她撑开眼皮,见苏薄也不说话,就是看着她,然后她顺着他的目光低头看向自己,才发现领口松开了一大片,顿时手忙脚乱地捂好。
整理好衣着后,苏薄带着她离开冶兵营。
两人骑上马,后面一拨亲兵,快马加鞭地往侯府赶。
虽然应该没人会在这时候再顶风作案,但路上亲兵们都心神警惕。
苏薄把江意送到以后,没进后院,就又离开了。
第二天,镇西侯当街遭行刺一事,在朝野内外也就传开了。
西陲将领不明所以,但已经把茶楼里所有人的头发都分开收集起来标注姓名,然后交给江意。
江意拿回家找来羡一一比对。
还真的从中找到了与竹筒上一样的dna数据。
后来江意去衙门,再次拔了那人的头发跟来羡确认一番,然后其他人全部放走,就留下他一个。
那人虽不知江意是怎么找到他头上的,但看此情形,是逃不脱了,于是当即咬破齿缝里藏着的毒。
但江意料到他会如此,先一步让亲兵钳住了他的嘴。
苏薄虽没亲自来,但把素衣派给了她。

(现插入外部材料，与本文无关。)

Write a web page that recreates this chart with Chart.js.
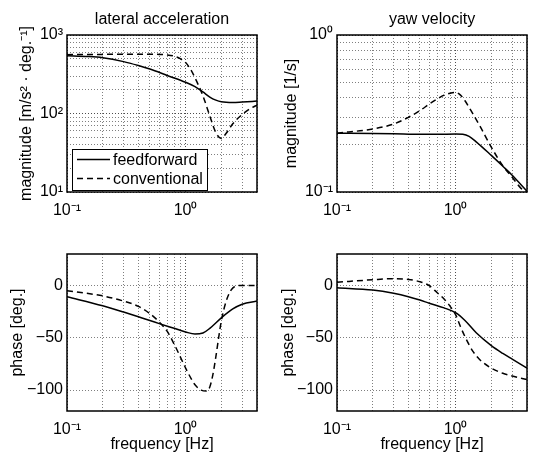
<!DOCTYPE html>
<html>
<head>
<meta charset="utf-8">
<script src="https://cdn.jsdelivr.net/npm/chart.js@4.4.1/dist/chart.umd.min.js"></script>
<style>
html, body { margin: 0; padding: 0; background: #fff; overflow: hidden; }
#wrap { position: relative; width: 534px; height: 455px; overflow: hidden; }
canvas { position: absolute; }
</style>
</head>
<body>
<div id="wrap">
  <canvas id="latMag" width="266" height="230" style="left:0;top:0"></canvas>
  <canvas id="yawMag" width="266" height="230" style="left:270px;top:0"></canvas>
  <canvas id="latPhase" width="266" height="230" style="left:0;top:225px"></canvas>
  <canvas id="yawPhase" width="266" height="230" style="left:270px;top:225px"></canvas>
</div>
<script>
// tick positions
const freqTicks = [0.1, 0.2, 0.3, 0.4, 0.5, 0.6, 0.7, 0.8, 0.9, 1, 2, 3, 4];
const latMagTicks = [10, 20, 30, 40, 50, 60, 70, 80, 90, 100, 200, 300, 400, 500, 600, 700, 800, 900, 1000];
const yawMagTicks = [0.1, 0.2, 0.3, 0.4, 0.5, 0.6, 0.7, 0.8, 0.9, 1];
const phaseTicks = [-100, -50, 0];

// lateral acceleration magnitude
const latMagFFFreq = [0.1, 0.15, 0.2, 0.3, 0.4, 0.5, 0.7, 1.0, 1.2, 1.4, 1.6, 1.8, 2.0, 2.5, 3.0, 4.0];
const latMagFF = [545, 532, 513, 458, 408, 368, 305, 250, 220, 188, 162, 148, 141, 138, 140, 144];
const latMagConvFreq = [0.1, 0.2, 0.3, 0.5, 0.6, 0.7, 0.8, 0.9, 1.0, 1.1, 1.2, 1.4, 1.6, 1.8, 2.0, 2.2, 2.5, 3.0, 3.5, 4.0];
const latMagConv = [562, 566, 568, 568, 566, 558, 538, 500, 445, 366, 285, 168, 93, 57, 48, 56, 74, 97, 115, 128];

// yaw velocity magnitude
const yawMagFFFreq = [0.1, 0.2, 0.3, 0.5, 0.7, 1.0, 1.15, 1.3, 1.5, 2.0, 2.5, 3.0, 3.5, 4.0];
const yawMagFF = [0.237, 0.236, 0.235, 0.233, 0.233, 0.234, 0.233, 0.226, 0.208, 0.171, 0.146, 0.128, 0.113, 0.101];
const yawMagConvFreq = [0.1, 0.2, 0.3, 0.4, 0.5, 0.6, 0.7, 0.8, 0.9, 1.0, 1.1, 1.2, 1.4, 1.6, 2.0, 2.5, 3.0, 3.5, 4.0];
const yawMagConv = [0.237, 0.252, 0.271, 0.299, 0.33, 0.363, 0.391, 0.414, 0.426, 0.431, 0.414, 0.381, 0.314, 0.264, 0.193, 0.147, 0.124, 0.107, 0.098];

// lateral acceleration phase
const latPhFFFreq = [0.1, 0.2, 0.3, 0.4, 0.5, 0.6, 0.8, 1.0, 1.2, 1.4, 1.6, 2.0, 2.5, 3.0, 4.0];
const latPhFF = [-10.8, -19.5, -25.5, -30, -33.5, -36.5, -41, -44.5, -46.5, -45.5, -41, -31, -22.5, -18, -15];
const latPhConvFreq = [0.1, 0.2, 0.3, 0.4, 0.5, 0.6, 0.7, 0.8, 0.9, 1.0, 1.1, 1.2, 1.35, 1.5, 1.6, 1.7, 1.8, 1.9, 2.0, 2.2, 2.4, 2.6, 3.0, 4.0];
const latPhConv = [-5, -10, -15, -20, -27, -35, -44, -56, -68, -79, -88, -95, -100, -101, -97, -85, -68, -50, -34, -15, -5, -1, 0, 0];

// yaw velocity phase
const yawPhFFFreq = [0.1, 0.2, 0.3, 0.4, 0.5, 0.6, 0.8, 1.0, 1.2, 1.5, 2.0, 2.5, 3.0, 4.0];
const yawPhFF = [-2.2, -4.5, -7.6, -10.8, -14, -17, -21.5, -26, -33.5, -45.5, -57.5, -65, -70.5, -79];
const yawPhConvFreq = [0.1, 0.2, 0.3, 0.4, 0.5, 0.6, 0.7, 0.8, 0.9, 1.0, 1.1, 1.2, 1.4, 1.6, 2.0, 2.5, 3.0, 4.0];
const yawPhConv = [3, 5.4, 6.4, 5.7, 3.5, -0.3, -7, -13, -20, -28, -39.5, -49, -63, -71, -79, -84, -86.5, -90];

Chart.defaults.font.family = "'Liberation Sans', Arial, sans-serif";
Chart.defaults.font.size = 16;
Chart.defaults.color = '#000';

const sup = { '-': '\u207B', '0': '\u2070', '1': '\u00B9', '2': '\u00B2', '3': '\u00B3' };
function powLabel(v) {
    const e = Math.log10(v);
    if (Math.abs(e - Math.round(e)) > 1e-9) return '';
    return '10' + String(Math.round(e)).split('').map(c => sup[c]).join('');
}
function phaseLabel(v) {
    return v < 0 ? '\u2212' + Math.abs(v) : String(v);
}
function isDecade(v) {
    const e = Math.log10(v);
    return Math.abs(e - Math.round(e)) < 1e-9;
}

const boxPlugin = {
    id: 'box',
    afterDatasetsDraw(chart) {
        const a = chart.chartArea, c = chart.ctx;
        c.save();
        c.strokeStyle = '#000';
        c.lineWidth = 1.5;
        c.strokeRect(a.left, a.top, a.right - a.left, a.bottom - a.top);
        c.restore();
    }
};

const innerLegend = {
    id: 'innerLegend',
    afterDraw(chart, args, opts) {
        if (!opts.show) return;
        const a = chart.chartArea, c = chart.ctx;
        const x0 = a.left + 5, h = 41, w = 135, y0 = a.bottom - 2 - h;
        c.save();
        c.fillStyle = '#fff';
        c.fillRect(x0, y0, w, h);
        c.strokeStyle = '#000';
        c.lineWidth = 1;
        c.strokeRect(x0 + 0.5, y0 + 0.5, w, h);
        chart.data.datasets.forEach((ds, i) => {
            const y = y0 + 10.5 + i * 19;
            c.setLineDash(ds.borderDash || []);
            c.lineWidth = 1.5;
            c.beginPath();
            c.moveTo(x0 + 5, y);
            c.lineTo(x0 + 38, y);
            c.stroke();
            c.setLineDash([]);
            c.fillStyle = '#000';
            c.font = "16px 'Liberation Sans', Arial, sans-serif";
            c.textBaseline = 'middle';
            c.fillText(ds.label, x0 + 41, y + 1);
        });
        c.restore();
    }
};

function gridStyle(decadeCheck) {
    return {
        color: ctx => (decadeCheck && ctx.tick && isDecade(ctx.tick.value)) ? 'rgba(0,0,0,0.7)' : 'rgba(0,0,0,0.5)',
        lineWidth: 1,
        drawTicks: false
    };
}

function makeChart(id, o) {
    const series = [
        { label: 'feedforward', freq: o.ffFreq, vals: o.ff, dash: [] },
        { label: 'conventional', freq: o.convFreq, vals: o.conv, dash: [6, 4] }
    ];
    return new Chart(document.getElementById(id), {
        type: 'line',
        data: {
            datasets: series.map(s => ({
                label: s.label,
                data: s.freq.map((f, i) => ({ x: f, y: s.vals[i] })),
                borderColor: '#000',
                borderWidth: 1.5,
                borderDash: s.dash,
                pointRadius: 0,
                fill: false,
                cubicInterpolationMode: 'monotone'
            }))
        },
        options: {
            responsive: false,
            animation: false,
            devicePixelRatio: 1,
            layout: { padding: { top: o.padTop, left: 0, right: 0, bottom: 0 } },
            plugins: {
                legend: { display: false },
                tooltip: { enabled: false },
                title: {
                    display: !!o.title,
                    text: o.title,
                    fullSize: false,
                    color: '#000',
                    font: { size: 16, weight: 'normal', lineHeight: 1.2 },
                    padding: { top: 9.9, bottom: 5.9 }
                },
                innerLegend: { show: !!o.legend }
            },
            scales: {
                x: {
                    type: 'logarithmic',
                    min: 0.1,
                    max: 4,
                    afterBuildTicks: s => { s.ticks = freqTicks.map(v => ({ value: v })); },
                    afterFit: s => { s.height = o.xh; },
                    grid: gridStyle(true),
                    border: { display: false, dash: [1, 2] },
                    ticks: { autoSkip: false, maxRotation: 0, padding: 9, callback: v => powLabel(v) },
                    title: {
                        display: !!o.xTitle,
                        text: o.xTitle,
                        color: '#000',
                        font: { size: 16, lineHeight: 1.2 },
                        padding: { top: 0, bottom: 0.4 }
                    }
                },
                y: {
                    type: o.yType,
                    min: o.yMin,
                    max: o.yMax,
                    afterBuildTicks: s => { s.ticks = o.yTicks.map(v => ({ value: v })); },
                    afterFit: s => { s.width = 67; },
                    grid: gridStyle(o.yType === 'logarithmic'),
                    border: { display: false, dash: [1, 2] },
                    ticks: { autoSkip: false, padding: 4, callback: o.yLabel },
                    title: {
                        display: true,
                        text: o.yTitle,
                        color: '#000',
                        font: { size: 16, lineHeight: 1.2 },
                        padding: { top: o.yTitlePad, bottom: 0 }
                    }
                }
            }
        },
        plugins: [boxPlugin, innerLegend]
    });
}

makeChart('latMag', {
    title: 'lateral acceleration', padTop: 0, xh: 38, legend: true,
    yType: 'logarithmic', yMin: 10, yMax: 1000, yTicks: latMagTicks, yLabel: v => powLabel(v),
    yTitle: 'magnitude [m/s\u00B2 \u00B7 deg.\u207B\u00B9]', yTitlePad: 17.4,
    ffFreq: latMagFFFreq, ff: latMagFF, convFreq: latMagConvFreq, conv: latMagConv
});
makeChart('yawMag', {
    title: 'yaw velocity', padTop: 0, xh: 38,
    yType: 'logarithmic', yMin: 0.1, yMax: 1, yTicks: yawMagTicks, yLabel: v => powLabel(v),
    yTitle: 'magnitude [1/s]', yTitlePad: 12.4,
    ffFreq: yawMagFFFreq, ff: yawMagFF, convFreq: yawMagConvFreq, conv: yawMagConv
});
makeChart('latPhase', {
    padTop: 29, xh: 44, xTitle: 'frequency [Hz]',
    yType: 'linear', yMin: -120, yMax: 30, yTicks: phaseTicks, yLabel: v => phaseLabel(v),
    yTitle: 'phase [deg.]', yTitlePad: 8.4,
    ffFreq: latPhFFFreq, ff: latPhFF, convFreq: latPhConvFreq, conv: latPhConv
});
makeChart('yawPhase', {
    padTop: 29, xh: 44, xTitle: 'frequency [Hz]',
    yType: 'linear', yMin: -120, yMax: 30, yTicks: phaseTicks, yLabel: v => phaseLabel(v),
    yTitle: 'phase [deg.]', yTitlePad: 9.4,
    ffFreq: yawPhFFFreq, ff: yawPhFF, convFreq: yawPhConvFreq, conv: yawPhConv
});
</script>
</body>
</html>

素衣眼疾手快,当即从那人嘴里精准地掏出了毒药。
江意把此人交由素衣来审。在审犯人这方面,素衣是老手,比京都各衙门里的狱卒更好使。
只是后来,宫里出了状况,江意受太上皇亲召,便没再有精力来继续管这件事。
这日晚,太上皇在太陈宫里,服过药后不多久,整个状况突然急转直下,吐血晕倒。
太陈宫里顿时乱做一团,太医院的太医们急匆匆地赶往太陈宫救治。
他这一倒下后,脉象极是微弱,精气神顿消。
仿若前一阵子的精神头,只是他的回光返照。
宫里的皇子公主们都连夜聚集在太陈宫的寝殿外面。
皇帝和数位妃嫔也谨候者。
虽然大家谁都没明言说,可是心里门儿清,太上皇怕是大限将至了。所以都十分齐整地过来候着,儿孙们更是一应跪在地上。
有年纪小的,约摸是被这严肃的氛围给吓着了,突然就开始抽噎起来。